Schema versioning: As your system evolves, message schemas change. Include a schema_version field in every message. Handle schema mismatches gracefully - don't crash because an agent running v1.2 sent a message to an agent expecting v1.3.
Dead letter queues: In queue-based systems, messages that consistently fail delivery should go to a dead letter queue for manual inspection, not silent discard.
:::warning Silent Failures in String-Based Communication The most insidious failure mode in multi-agent systems is silent failure: an agent returns an empty string, a malformed response, or a canned error message - and the next agent treats it as valid input. Always validate agent output before passing it downstream. At minimum: check length, check format, check for error indicators in the content. :::
:::danger Schema Drift Across Agent Versions When you update one agent's output format, every downstream agent that consumes that output must be updated simultaneously. In production systems with independent agent deployments, schema drift causes cascading failures. Use explicit versioning in message schemas and graceful fallback for version mismatches. :::
Interview Q&A
Q: What's the difference between synchronous and asynchronous agent communication, and when would you choose each?
A: Synchronous communication blocks the calling agent until the recipient responds - simple, predictable, but serializes execution. Asynchronous communication lets the caller continue other work while waiting - enables parallelism but requires correlation of requests and responses. Choose sync for sequential pipelines where each step depends on the previous. Choose async for fan-out patterns where multiple agents can work simultaneously, or when you need to issue multiple requests and aggregate results.
Q: How do you prevent schema drift in a multi-agent system?
A: Schema versioning in every message, schema validation at ingestion (not just at generation), and integration tests that check cross-agent compatibility. Treat agent message schemas like API contracts - version them, document breaking changes, and maintain backward compatibility during transitions. In Python, Pydantic models with explicit version fields are the practical standard.
Q: How do you trace a request through multiple agents?
A: Assign a conversation_id at the pipeline entry point and propagate it through every message in that pipeline. Every message carries the conversation_id and its own message_id. Responses carry a correlation_id pointing to the request that triggered them. With this structure, you can reconstruct the complete message graph for any conversation_id from logs.
Q: What is the dead letter queue pattern and why does it matter for agents?
A: A dead letter queue collects messages that fail delivery after all retry attempts. Without it, failed messages are silently dropped - you never know a failure occurred. In agent systems, messages fail for many reasons: agent crashes, schema validation errors, timeout, output quality failure. Routing these to a dead letter queue with full context enables post-hoc investigation, manual retry, and alerting on elevated failure rates.

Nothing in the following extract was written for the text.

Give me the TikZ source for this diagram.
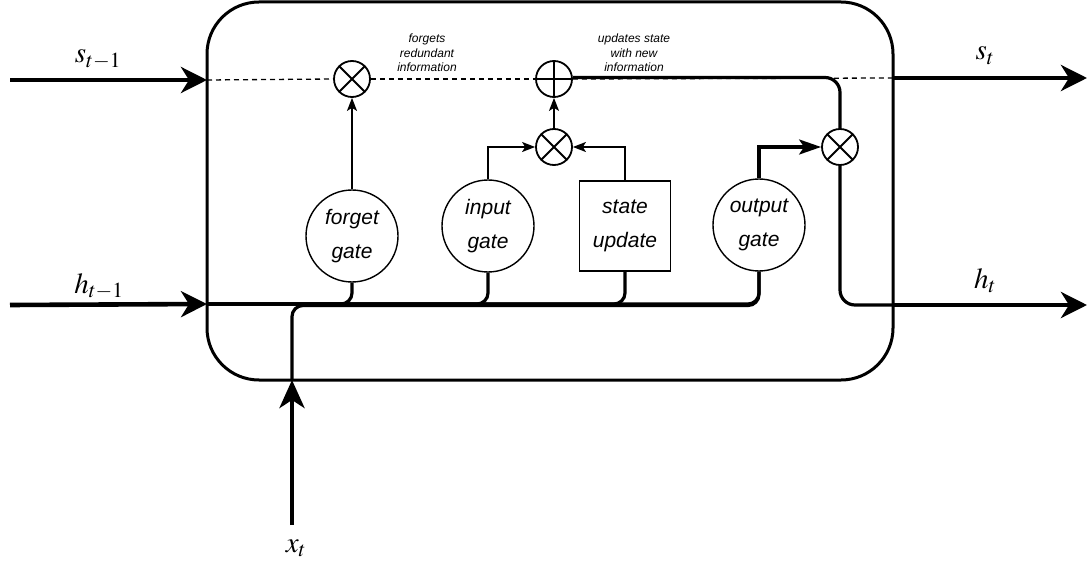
\documentclass[tikz,border=0pt]{standalone}
\usepackage{mathptmx}
\usepackage{fontspec}
\setmainfont{Liberation Sans}
\usetikzlibrary{arrows.meta}

\begin{document}
\begin{tikzpicture}[x=1pt,y=-1pt,
  thick line/.style={line width=3.2pt},
  io/.style={line width=4.6pt, -{Stealth[length=26pt,width=26pt,inset=8pt]}},
  thin line/.style={line width=1.4pt},
  small tip/.style={-{Stealth[length=13pt,width=10pt,inset=3pt]}},
  dashed line/.style={line width=1.3pt, dash pattern=on 5pt off 4pt},
  gate/.style={circle, draw, line width=1.4pt, minimum size=92pt, inner sep=0pt,
    align=center, font=\fontsize{21}{34}\selectfont\itshape},
  op/.style={circle, draw, line width=1.8pt, minimum size=36pt, inner sep=0pt},
  note/.style={align=center, font=\fontsize{12}{14.5}\selectfont\itshape},
  lbl/.style={anchor=base, inner sep=0pt, font=\fontsize{29}{32}\selectfont},
]
\useasboundingbox (0,0) rectangle (1087,564);

% cell border
\draw[line width=3pt, rounded corners=52pt] (207,2) rectangle (893,380);

% end points of the external connectors
\coordinate (sin) at (10,80);
\coordinate (sl) at (207,80);
\coordinate (hin) at (10,305);
\coordinate (hl) at (207,304);
\coordinate (sr) at (893,78);
\coordinate (sout) at (1087,78);
\coordinate (hr) at (893,305);
\coordinate (hout) at (1087,305);
\coordinate (xin) at (292,525);
\coordinate (xb) at (292,380);

% pointwise operations
\node[op] (fx) at (352,79) {};
\node[op] (ad) at (554,79) {};
\node[op] (ix) at (554,147) {};
\node[op] (ox) at (840,147) {};
\foreach \n in {fx,ix,ox}
  \draw[line width=1.8pt] (\n.north east) -- (\n.south west)
                          (\n.north west) -- (\n.south east);
\draw[line width=1.8pt] (ad.north) -- (ad.south) (ad.west) -- (ad.east);

% gates
\node[gate] (fg) at (352,236) {forget\\gate};
\node[gate] (ig) at (488,226) {input\\gate};
\node[draw, line width=1.4pt, minimum width=91pt, minimum height=90pt, inner sep=0pt,
  align=center, font=\fontsize{21}{34}\selectfont\itshape] (su) at (625,226) {state\\update};
\node[gate] (og) at (759,225) {output\\gate};

% cell state line
\draw[dashed line] (sl) -- (fx.west);
\draw[dashed line] (fx.east) -- (ad.west);
\draw[dashed line] (ad.east) -- (sr);
\draw[thick line, rounded corners=15pt] ([yshift=1.5pt]ad.east) -| (ox.north);
\draw[thick line, rounded corners=15pt] (ox.south) |- (hr);

% inputs and outputs
\draw[io] (sin) -- (sl);
\draw[io] (hin) -- (hl);
\draw[io] (sr) -- (sout);
\draw[io] (hr) -- (hout);
\draw[line width=4.6pt, -{Stealth[length=28pt,width=25pt,inset=8pt]}] (xin) -- (xb);

% hidden state and input feeding the gates
\draw[thick line, rounded corners=11pt] (hl) -| (fg.south);
\draw[thick line, rounded corners=11pt] (hl) -| (ig.south);
\draw[thick line, rounded corners=11pt] (hl) -| (su.south);
\draw[thick line, rounded corners=11pt] (hl) -| (og.south);
\draw[thick line, rounded corners=11pt] (xb) -- (292,305.5) -| (og.south);

% gate outputs
\draw[thin line, small tip] (fg.north) -- (fx.south);
\draw[thin line, small tip] (ig.north) |- (ix.west);
\draw[thin line, small tip] (su.north) |- (ix.east);
\draw[thin line, small tip] (ix.north) -- (ad.south);
\draw[thick line, -{Stealth[length=22pt,width=15pt,inset=5pt]}] (og.north) |- (ox.west);

% annotations
\node[note] (nf) at (427,53) {forgets\\redundant\\information};
\node[note] (nu) at (634,53) {updates state\\with new\\information};

% signal labels
\node[lbl] (ls0) at (98,63) {$s_{t-1}$};
\node[lbl] (lh0) at (99,293) {$h_{t-1}$};
\node[lbl] (ls1) at (985,60) {$s_t$};
\node[lbl] (lh1) at (985,288) {$h_t$};
\node[lbl] (lx) at (296,552) {$x_t$};
\end{tikzpicture}
\end{document}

Q: How do you design message schemas that are forward compatible?
A: Use optional fields with defaults for new additions, never remove required fields in minor versions, and include a schema_version field. When an agent receives a message with a higher schema version, it should handle known fields and ignore unknown fields rather than rejecting the message. For breaking schema changes, bump a major version and run old/new versions in parallel during the transition period.